Periodic Reporting for period 1 - RG.BIO (Renormalization group approach to the collective behaviour of strongly correlated biological systems)
Reporting period: 2018-10-01 to 2020-03-31
Collective biological systems are correlated to a degree which is unusually strong and which would require fine tuning at the physical level. Strong correlations are at the same time the mystery of collective behaviour and the key to unlock this mystery. On the one hand, we do not fully understand why correlations are so strong, and conjectures about collective response and fluctuation-dissipation relations are to be proved. On the other hand, strong correlations allow us to study and compare through the same theoretical looking glass systems as diverse as bird flocks, insect swarms and cell colonies: when correlations extend beyond all microscopic length scales of the system, we are led to believe that details cannot matter a lot. In absence of any empirical backup, this may look like wishful thinking. But an empirical backup does exist, in the form of scaling laws, which have been found to hold both at the static and at the dynamic level. This scenario suggests that the current landscape of scattered concepts (correlation, universality, scaling) can be brought to a theoretical closure through the main tool that physics developed half a century ago exactly to this aim, namely the renormalization group.
By conducting innovative experimental observations on bird flocks (starlings, swifts), insect swarms (midges, mosquitoes) and cell colonies, and building on the statistical physics concepts of correlation and scaling, RG.BIO aims at developing a novel renormalization group approach to strongly correlated biological systems, with the purpose of classifying into new universality classes the collective phenomena of life.
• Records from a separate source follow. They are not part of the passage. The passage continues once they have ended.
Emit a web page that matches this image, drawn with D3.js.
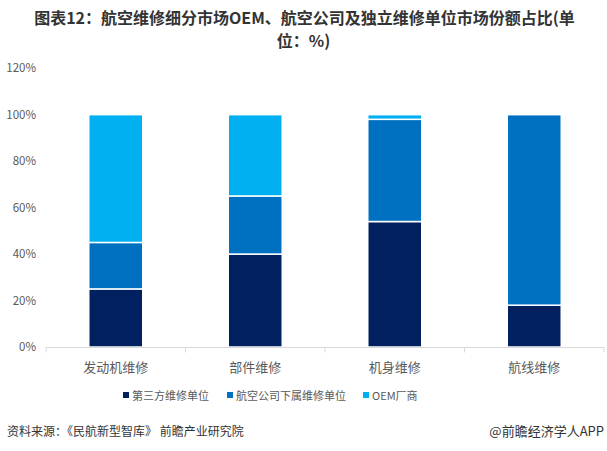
<!DOCTYPE html>
<html><head><meta charset="utf-8">
<script src="https://cdn.jsdelivr.net/npm/d3@7/dist/d3.min.js"></script>
<style>body{margin:0;background:#fff;} svg{display:block;}</style>
</head><body>
<svg id="c" width="607" height="451"></svg>
<script>
const categories = ["发动机维修", "部件维修", "机身维修", "航线维修"];
const seriesNames = ["第三方维修单位", "航空公司下属维修单位", "OEM厂商"];
const thirdParty = [25, 40, 54, 18];
const airline = [20, 25, 44, 82];
const oem = [55, 35, 2, 0];
const yTicks = [0, 20, 40, 60, 80, 100, 120];
const colors = ["#002060", "#0070C0", "#00B0F0"];
const titleLines = ["图表12：航空维修细分市场OEM、航空公司及独立维修单位市场份额占比(单", "位：%)"];

const svg = d3.select("#c");
const font = "'Noto Sans CJK SC', 'Microsoft YaHei', sans-serif";
const W = 607, H = 451;

const title = svg.append("text").attr("text-anchor", "middle")
  .attr("font-family", font).attr("font-weight", "bold").attr("font-size", 16).attr("fill", "#333");
title.selectAll("tspan").data(titleLines).join("tspan")
  .attr("x", (d, i) => i === 0 ? W/2 + 1 : W/2).attr("y", (d, i) => 24 + i * 23).text(d => d);

const x = d3.scaleBand().domain(categories).range([46, 604]).paddingInner(0.613).paddingOuter(0.3065);
const y = d3.scaleLinear().domain([0, 120]).range([347, 68.2]);

// y axis labels
svg.append("g").selectAll("text").data(yTicks).join("text")
  .attr("x", 36).attr("y", d => y(d) + 4).attr("text-anchor", "end")
  .attr("font-family", font).attr("font-size", 11.5).attr("fill", "#595959")
  .text(d => d + "%");

const data = categories.map((c, i) => ({cat: c, s0: thirdParty[i], s1: airline[i], s2: oem[i]}));
const stack = d3.stack().keys(["s0", "s1", "s2"])(data);

svg.append("g").selectAll("g").data(stack).join("g")
  .attr("fill", (d, i) => colors[i])
  .selectAll("rect").data(d => d).join("rect")
  .attr("x", d => x(d.data.cat))
  .attr("width", x.bandwidth())
  .attr("y", d => y(d[1]))
  .attr("height", d => Math.max(0, y(d[0]) - y(d[1])))
  .attr("stroke", "#fff").attr("stroke-width", d => (d[1] - d[0]) > 0 ? 1.5 : 0);

// x axis
const gx = svg.append("g").attr("transform", "translate(0,347.5)");
gx.append("line").attr("x1", 46).attr("x2", 604).attr("stroke", "#d9d9d9");
const step = x.step();
const bounds = d3.range(categories.length + 1).map(i => 46 + i * step);
gx.selectAll("line.tk").data(bounds).join("line").attr("class", "tk")
  .attr("x1", d => d).attr("x2", d => d).attr("y1", 0).attr("y2", 5).attr("stroke", "#d9d9d9");
gx.selectAll("text").data(categories).join("text")
  .attr("x", d => x(d) + x.bandwidth()/2).attr("y", 24).attr("text-anchor", "middle")
  .attr("font-family", font).attr("font-size", 13).attr("fill", "#595959").text(d => d);

// legend
const legendX = [123, 227, 363];
const lg = svg.append("g");
seriesNames.forEach((n, i) => {
  lg.append("rect").attr("x", legendX[i]).attr("y", 392).attr("width", 6).attr("height", 6).attr("fill", colors[i]);
  lg.append("text").attr("x", legendX[i] + 9).attr("y", 399.5)
    .attr("font-family", font).attr("font-size", 11).attr("fill", "#595959").text(n);
});

// footer
svg.append("text").attr("x", 7).attr("y", 436).attr("font-family", font).attr("font-size", 12).attr("fill", "#333")
  .text("资料来源：《民航新型智库》 前瞻产业研究院");
svg.append("text").attr("x", 604).attr("y", 436).attr("text-anchor", "end").attr("font-family", font).attr("font-size", 13).attr("fill", "#333")
  .text("@前瞻经济学人APP");
</script>
</body></html>
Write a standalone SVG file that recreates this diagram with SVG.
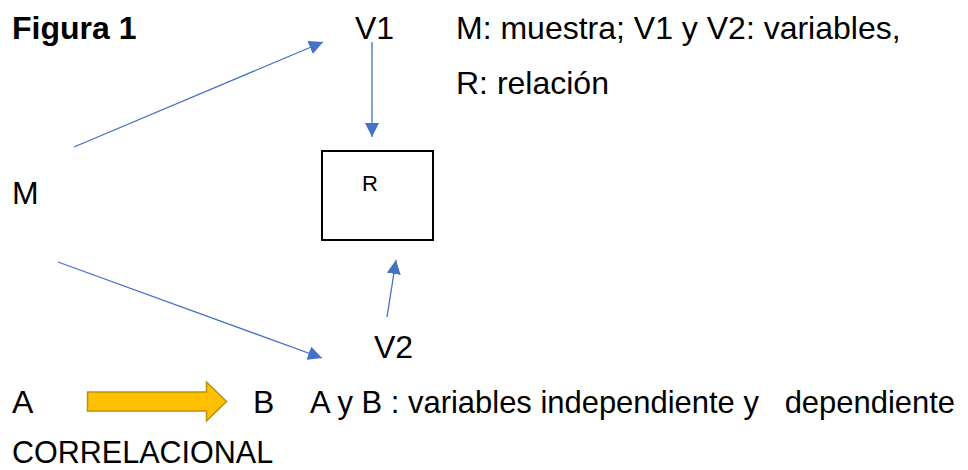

THEORY. One of the central ideas inspiring my theoretical understanding of biological collective behaviour, is that the social forces appearing into the equations of motion cannot act directly on the velocities of the animals, but have to be mediated by the spin, namely the generator of the rotations of the velocity itself. This change of perspective allowed our lab to reconcile theory with experiments regarding the propagation of information in bird flocks and the shape of the dynamical correlation functions in insect swarms. In the light of this, our first theoretical effort within RG.BIO has been to perform an RG calculation of a model in which non-dissipative terms coupling the velocity and the spin modes coexisted with the dissipative terms typical of any biological system. We discovered that for low enough dissipation, or small enough groups, dissipation is ineffective, so that the critical exponent ruling the dynamics has a value much closer to the experimental one than previous estimates. We are now studying how these mode-coupling terms impact on hydrodynamics theories with explicit terms of self-propulsion. Finally, we have developed a new marginal field theory, able to explain the scale-free correlations of the speed found in bird flocks as a phenomenon due to the vicinity to a zero temperature critical point, hence avoiding the need to tune any parameter to criticality.
THEORY. The central theoretical idea of RG.BIO is that the only way to develop a predictive theoretical physics of biological collective phenomena is through a novel renormalization group (RG) approach. The long-term objective of the project is to develop a new RG perturbative theory based on separation of time scales, using correlations and scaling laws as empirical anchors of theoretical work. These results will be tested against the experimental arm of the project, exploring the validity of an RG classification of collective biological phenomena into universality classes. Quantitatively accurate, and possibly parameter-free matching between theory and experiment, in the theoretical physics tradition, will be a major concern of RG.BIO.